Answer to Problem 123P

The dimensionless equation for the velocity is $V=\frac{\frac{\sqrt{gD}}{32}\times \frac{\rho D\sqrt{gD}}{\mu }\times \frac{\Delta z}{D}}{\frac{L}{D}}.$

Explanation of Solution

Write the expression for the velocity in the pipe.

  $V=\frac{\left(\rho g\Delta z\right)D^2}{32\mu L}$   ...... (XIV)

Calculation:

Rearrange the equation (XIV) to obtain the dimensionless expression for velocity.

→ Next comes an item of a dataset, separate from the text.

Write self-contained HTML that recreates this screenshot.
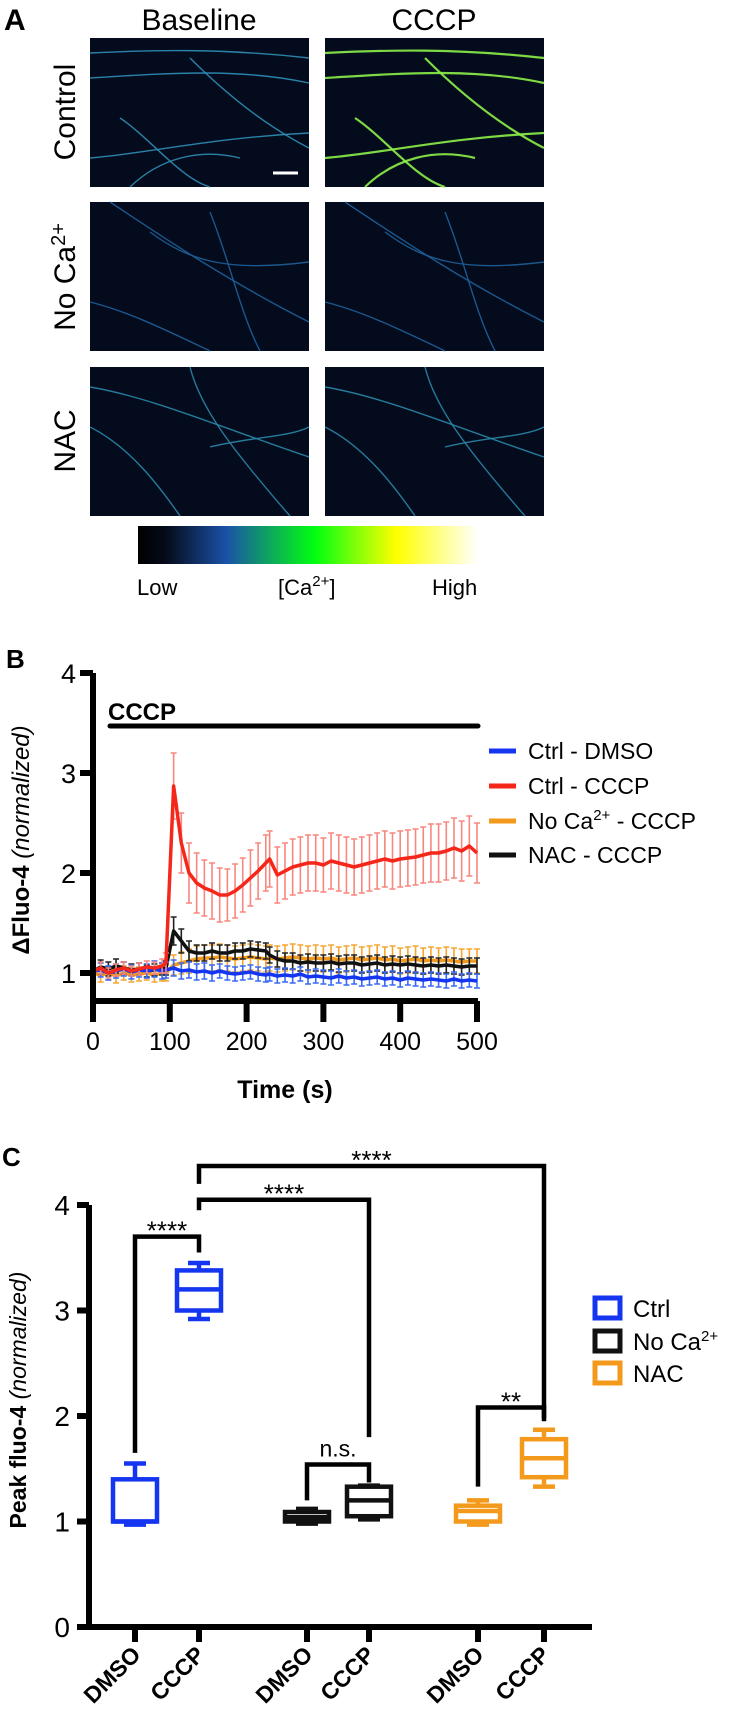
<!DOCTYPE html>
<html><head><meta charset="utf-8">
<style>
html,body{margin:0;padding:0;background:#fff;}
svg{display:block;font-family:"Liberation Sans",Arial,sans-serif;}
</style></head>
<body>
<svg id="fig" width="750" height="1735" viewBox="0 0 750 1735" xmlns="http://www.w3.org/2000/svg">
<defs>
<linearGradient id="cbar" x1="0" x2="1" y1="0" y2="0">
<stop offset="0" stop-color="#000"/><stop offset="0.08" stop-color="#050a18"/>
<stop offset="0.26" stop-color="#1a52a8"/><stop offset="0.52" stop-color="#00ff10"/>
<stop offset="0.76" stop-color="#ffff00"/><stop offset="1" stop-color="#ffffff"/>
</linearGradient>
</defs>
<g>
<text x="4" y="30" font-size="30" font-weight="bold">A</text>
<text x="199" y="30" font-size="30" text-anchor="middle">Baseline</text>
<text x="434" y="30" font-size="30" text-anchor="middle">CCCP</text>
<text transform="translate(75,112) rotate(-90)" font-size="30" text-anchor="middle">Control</text>
<text transform="translate(75,277) rotate(-90)" font-size="30" text-anchor="middle">No Ca<tspan dy="-10" font-size="20">2+</tspan></text>
<text transform="translate(75,441) rotate(-90)" font-size="30" text-anchor="middle">NAC</text>
<g id="imgs"></g>
<rect x="138" y="526" width="340" height="38" fill="url(#cbar)"/>
<text x="137" y="595" font-size="22">Low</text>
<text x="278" y="595" font-size="22">[Ca<tspan dy="-9" font-size="15">2+</tspan><tspan dy="9">]</tspan></text>
<text x="432" y="595" font-size="22">High</text>
</g>
<g>
<text x="6" y="668" font-size="26" font-weight="bold">B</text>
<g id="bplot"></g>
<text transform="translate(29,840) rotate(-90)" font-size="24" text-anchor="middle"><tspan font-weight="bold">ΔFluo-4 </tspan><tspan font-style="italic">(normalized)</tspan></text>
<text x="285" y="1098" font-size="25" font-weight="bold" text-anchor="middle">Time (s)</text>
<text x="108" y="720" font-size="24" font-weight="bold">CCCP</text>
<line x1="110" y1="726" x2="478" y2="726" stroke="#000" stroke-width="5" stroke-linecap="round"/>
<g id="blegend"></g>
</g>
<g>
<text x="2" y="1166" font-size="26" font-weight="bold">C</text>
<g id="cplot"></g>
<text transform="translate(26,1400) rotate(-90)" font-size="23" text-anchor="middle"><tspan font-weight="bold">Peak fluo-4 </tspan><tspan font-style="italic">(normalized)</tspan></text>
</g>
</svg>
<script>
const NS="http://www.w3.org/2000/svg";
function mk(tag,attrs,parent){const e=document.createElementNS(NS,tag);for(const k in attrs)e.setAttribute(k,attrs[k]);parent.appendChild(e);return e;}

const imgs=document.getElementById('imgs');
const cols=[90,325], rows=[38,202,367];
const rowNames=['control','no-ca','nac'];
const strandsBase=[
 [[0,15,60,12,130,10,219,20],[0,40,80,35,150,30,219,45],[30,80,60,100,90,140,120,149],[0,120,60,115,120,100,219,95],[100,20,140,60,180,90,219,110],[40,149,70,120,110,110,150,120]],
 [[20,0,80,40,140,80,219,120],[120,10,140,60,150,110,170,149],[60,30,100,60,140,70,219,60],[0,100,40,110,80,130,120,149]],
 [[0,20,60,30,130,60,219,90],[100,0,110,40,140,80,200,149],[0,60,40,80,70,120,90,149],[120,80,160,70,200,70,219,60]]
];
for(let r=0;r<3;r++)for(let c=0;c<2;c++){
 const x0=cols[c],y0=rows[r];
 const g=mk('g',{},imgs);
 
 
 mk('rect',{x:x0,y:y0,width:219,height:149,fill:'#030b1c'},g);
 const col=(r===0&&c===1)?'#8cf04a':(r===0?'#2f8fb8':(r===2?'#2a86a8':'#1f5f9a'));
 const w=(r===0&&c===1)?2.2:1.4;
 strandsBase[r].forEach(s=>{
  const d='M'+(x0+s[0])+','+(y0+s[1])+' C'+(x0+s[2])+','+(y0+s[3])+' '+(x0+s[4])+','+(y0+s[5])+' '+(x0+s[6])+','+(y0+s[7]);
  mk('path',{d:d,fill:'none',stroke:col,'stroke-width':w,opacity:0.9},g);
 });
}
mk('line',{x1:273,y1:173,x2:298,y2:173,stroke:'#fff','stroke-width':3},imgs);

const bTime=[0,10,20,30,40,50,60,70,80,90,95,105,115,125,135,145,155,165,175,185,195,205,215,225,230,240,250,260,270,280,290,300,310,320,330,340,350,360,370,380,390,400,410,420,430,440,450,460,470,480,490,500];
const redMean=[1.02,1.05,1.0,1.03,1.05,1.02,1.04,1.06,1.05,1.07,1.1,2.87,2.3,2.0,1.9,1.85,1.82,1.78,1.78,1.82,1.88,1.95,2.02,2.1,2.14,1.98,2.02,2.06,2.08,2.1,2.1,2.08,2.12,2.1,2.08,2.06,2.08,2.1,2.12,2.14,2.12,2.14,2.15,2.16,2.18,2.2,2.2,2.22,2.25,2.22,2.27,2.2];
const redErr=[0.06,0.06,0.05,0.06,0.06,0.05,0.06,0.06,0.06,0.07,0.1,0.33,0.3,0.3,0.3,0.28,0.28,0.27,0.26,0.27,0.27,0.28,0.28,0.28,0.28,0.28,0.28,0.28,0.28,0.28,0.28,0.27,0.28,0.28,0.28,0.28,0.28,0.28,0.28,0.28,0.28,0.28,0.28,0.28,0.28,0.29,0.29,0.29,0.3,0.3,0.3,0.3];
const blueMean=[1.02,1.03,1.0,1.02,1.04,1.01,1.03,1.02,1.04,1.02,1.03,1.05,1.02,1.03,1.01,1.02,1.0,1.02,1.0,0.99,1.0,1.01,0.99,0.98,0.99,0.97,0.98,0.97,0.99,0.96,0.97,0.96,0.95,0.97,0.95,0.96,0.94,0.95,0.96,0.94,0.95,0.93,0.95,0.94,0.93,0.94,0.93,0.92,0.94,0.92,0.93,0.92];
const blueErr=[0.07,0.07,0.07,0.07,0.07,0.07,0.07,0.07,0.08,0.08,0.08,0.08,0.08,0.08,0.08,0.08,0.08,0.07,0.07,0.07,0.07,0.07,0.07,0.07,0.07,0.07,0.07,0.07,0.07,0.07,0.07,0.07,0.07,0.07,0.07,0.07,0.07,0.07,0.07,0.07,0.07,0.07,0.07,0.07,0.07,0.07,0.07,0.07,0.07,0.07,0.07,0.07];
const orangeMean=[1.0,0.98,1.0,0.97,1.0,0.98,0.99,1.0,0.98,1.0,1.0,1.08,1.1,1.12,1.14,1.15,1.15,1.16,1.15,1.14,1.15,1.16,1.15,1.14,1.15,1.14,1.15,1.16,1.15,1.14,1.15,1.14,1.15,1.13,1.14,1.15,1.13,1.14,1.15,1.13,1.14,1.12,1.13,1.14,1.12,1.13,1.12,1.13,1.12,1.11,1.12,1.12];
const orangeErr=[0.07,0.07,0.07,0.07,0.07,0.07,0.07,0.07,0.07,0.08,0.08,0.1,0.11,0.12,0.13,0.13,0.13,0.13,0.13,0.13,0.13,0.13,0.13,0.13,0.13,0.13,0.13,0.13,0.13,0.13,0.13,0.13,0.13,0.13,0.13,0.13,0.13,0.13,0.13,0.13,0.13,0.13,0.13,0.13,0.13,0.13,0.13,0.13,0.13,0.13,0.12,0.12];
const blackMean=[1.02,1.06,1.04,1.07,1.05,1.03,1.04,1.02,1.03,1.04,1.05,1.42,1.32,1.22,1.2,1.2,1.22,1.2,1.2,1.22,1.22,1.24,1.23,1.22,1.18,1.14,1.12,1.12,1.1,1.11,1.1,1.1,1.11,1.09,1.1,1.1,1.08,1.09,1.1,1.08,1.09,1.08,1.09,1.08,1.07,1.08,1.07,1.08,1.07,1.06,1.07,1.07];
const blackErr=[0.06,0.07,0.07,0.07,0.06,0.06,0.06,0.06,0.06,0.06,0.07,0.14,0.12,0.1,0.08,0.08,0.08,0.08,0.08,0.08,0.08,0.08,0.08,0.08,0.08,0.08,0.08,0.08,0.08,0.08,0.08,0.08,0.08,0.08,0.08,0.08,0.08,0.08,0.08,0.08,0.08,0.08,0.08,0.08,0.08,0.08,0.08,0.08,0.08,0.08,0.08,0.08];
const bXTicks=[0,100,200,300,400,500];
const bYTicks=[1,2,3,4];
const bSeriesNames=['Ctrl - DMSO','Ctrl - CCCP','No Ca2+ - CCCP','NAC - CCCP'];

const bx=t=>93+0.768*t;
const by=v=>1073-100*v;
const bplot=document.getElementById('bplot');

function drawSeries(name,mean,err,color,errColor){
 const g=mk('g',{},bplot);
 
 
 for(let i=0;i<bTime.length;i++){
  const x=bx(bTime[i]),y1=by(mean[i]+err[i]),y2=by(mean[i]-err[i]);
  const eb=mk('path',{d:`M${x},${y1}V${y2}M${x-3},${y1}H${x+3}M${x-3},${y2}H${x+3}`,stroke:errColor,'stroke-width':1.6,fill:'none'},g);
  
  
 }
 const pts=bTime.map((t,i)=>bx(t)+','+by(mean[i])).join(' ');
 const pl=mk('polyline',{points:pts,fill:'none',stroke:color,'stroke-width':3.5,'stroke-linejoin':'round'},g);
 
 
}
drawSeries('orange-no-ca-cccp',orangeMean,orangeErr,'#f39a1c','#f6a630');
drawSeries('black-nac-cccp',blackMean,blackErr,'#111','#222');
drawSeries('blue-ctrl-dmso',blueMean,blueErr,'#1536f0','#3a6af5');
drawSeries('red-ctrl-cccp',redMean,redErr,'#f5261a','#f7877f');

const bax=mk('path',{d:`M93,${by(4)}V1001H478`,fill:'none',stroke:'#000','stroke-width':6},bplot);


bXTicks.forEach(t=>{
 const tk=mk('line',{x1:bx(t),y1:1001,x2:bx(t),y2:1022,stroke:'#000','stroke-width':6},bplot);
 
 
 const lb=mk('text',{x:bx(t),y:1050,'font-size':25,'text-anchor':'middle'},bplot);
 lb.textContent=t;
 
 
});
bYTicks.forEach(v=>{
 const tk=mk('line',{x1:80,y1:by(v),x2:93,y2:by(v),stroke:'#000','stroke-width':6},bplot);
 
 
 const lb=mk('text',{x:76,y:by(v)+10,'font-size':27,'text-anchor':'end'},bplot);
 lb.textContent=v;
 
 
});
const blegend=document.getElementById('blegend');
const bLegColors=['#1536f0','#f5261a','#f39a1c','#111'];
const bLegY=[751,786,821,855];
bSeriesNames.forEach((n,i)=>{
 const g=mk('g',{},blegend);
 
 
 mk('line',{x1:489,y1:bLegY[i],x2:516,y2:bLegY[i],stroke:bLegColors[i],'stroke-width':5},g);
 const tx=mk('text',{x:528,y:bLegY[i]+8,'font-size':23},g);
 if(n.indexOf('2+')>=0){
  tx.innerHTML='No Ca<tspan dy="-9" font-size="15">2+</tspan><tspan dy="9"> - CCCP</tspan>';
 } else tx.textContent=n;
});

const cCategories=['DMSO','CCCP','DMSO','CCCP','DMSO','CCCP'];
const cGroups=['Ctrl','Ctrl','No Ca','No Ca','NAC','NAC'];
const cWhiskerLow=[0.97,2.92,0.98,1.02,0.97,1.33];
const cQ1=[1.0,3.0,1.0,1.05,1.0,1.42];
const cMedian=[1.0,3.2,1.04,1.2,1.1,1.6];
const cQ3=[1.4,3.38,1.09,1.33,1.15,1.78];
const cWhiskerHigh=[1.55,3.45,1.12,1.34,1.2,1.87];
const cYTicks=[0,1,2,3,4];
const cColors=['#1536f0','#1536f0','#111','#111','#f39a1c','#f39a1c'];
const cXPos=[135,199,307,369,478,544];

const cy=v=>1627-105.5*v;
const cplot=document.getElementById('cplot');
const cax=mk('path',{d:`M89,${cy(4)}V1627H592`,fill:'none',stroke:'#000','stroke-width':6},cplot);


cYTicks.forEach(v=>{
 const tk=mk('line',{x1:77,y1:cy(v),x2:89,y2:cy(v),stroke:'#000','stroke-width':6},cplot);
 
 
 const lb=mk('text',{x:70,y:cy(v)+10,'font-size':28,'text-anchor':'end'},cplot);
 lb.textContent=v;
 
 
});
cCategories.forEach((c,i)=>{
 const x=cXPos[i];
 const tk=mk('line',{x1:x,y1:1627,x2:x,y2:1642,stroke:'#000','stroke-width':6},cplot);
 
 
 const lb=mk('text',{transform:`translate(${x+7},1656) rotate(-45)`,'font-size':23,'font-weight':'bold','text-anchor':'end'},cplot);
 lb.textContent=c;
 
 
 const g=mk('g',{stroke:cColors[i],'stroke-width':4.5,fill:'none'},cplot);
 
 
 const hw=22;
 mk('rect',{x:x-hw,y:cy(cQ3[i]),width:2*hw,height:Math.max(1,cy(cQ1[i])-cy(cQ3[i]))},g);
 mk('line',{x1:x-hw,y1:cy(cMedian[i]),x2:x+hw,y2:cy(cMedian[i])},g);
 mk('line',{x1:x,y1:cy(cQ3[i]),x2:x,y2:cy(cWhiskerHigh[i])},g);
 mk('line',{x1:x,y1:cy(cQ1[i]),x2:x,y2:cy(cWhiskerLow[i])},g);
 mk('line',{x1:x-11,y1:cy(cWhiskerHigh[i]),x2:x+11,y2:cy(cWhiskerHigh[i])},g);
 mk('line',{x1:x-11,y1:cy(cWhiskerLow[i]),x2:x+11,y2:cy(cWhiskerLow[i])},g);
});
const cBrackets=[[0,1,3.7,1.65,3.55,'****'],[1,3,4.05,3.95,1.8,'****'],[1,5,4.37,4.2,1.98,'****'],[2,3,1.54,1.2,1.37,'n.s.'],[4,5,2.08,1.33,1.95,'**']];
cBrackets.forEach(b=>{
 const x1=cXPos[b[0]],x2=cXPos[b[1]];
 const g=mk('g',{},cplot);
 
 
 mk('path',{d:`M${x1},${cy(b[3])}V${cy(b[2])}H${x2}V${cy(b[4])}`,fill:'none',stroke:'#000','stroke-width':4.5},g);
 const isStar=b[5].indexOf('*')>=0;
 const t=mk('text',{x:(x1+x2)/2,y:cy(b[2])-(isStar?-3:8),'font-size':isStar?26:23,'text-anchor':'middle'},g);
 t.textContent=b[5];
});
const cLegNames=['Ctrl','No Ca','NAC'];
const cLegColors=['#1536f0','#111','#f39a1c'];
const cLegY=[1308,1341,1373];
cLegNames.forEach((n,i)=>{
 const g=mk('g',{},cplot);
 
 
 mk('rect',{x:595,y:cLegY[i]-10,width:25,height:20,fill:'none',stroke:cLegColors[i],'stroke-width':5},g);
 const t=mk('text',{x:633,y:cLegY[i]+9,'font-size':24},g);
 if(n==='No Ca') t.innerHTML='No Ca<tspan dy="-9" font-size="15">2+</tspan>'; else t.textContent=n;
});
</script>
</body></html>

  $V=\frac{\frac{\sqrt{gD}}{32}\times \frac{\rho D\sqrt{gD}}{\mu }\times \frac{\Delta z}{D}}{\frac{L}{D}}$

Here, the first dimensionless parameter is $\frac{\sqrt{gD}}{32}$, the second dimensionless parameter is $\frac{\rho D\sqrt{gD}}{\mu }$, third dimensionless parameter is $\frac{\Delta z}{D}$ and the fourth dimensionless parameter is $\frac{L}{D}$.

Conclusion:

The dimensionless equation for the velocity is $V=\frac{\frac{\sqrt{gD}}{32}\times \frac{\rho D\sqrt{gD}}{\mu }\times \frac{\Delta z}{D}}{\frac{L}{D}}$.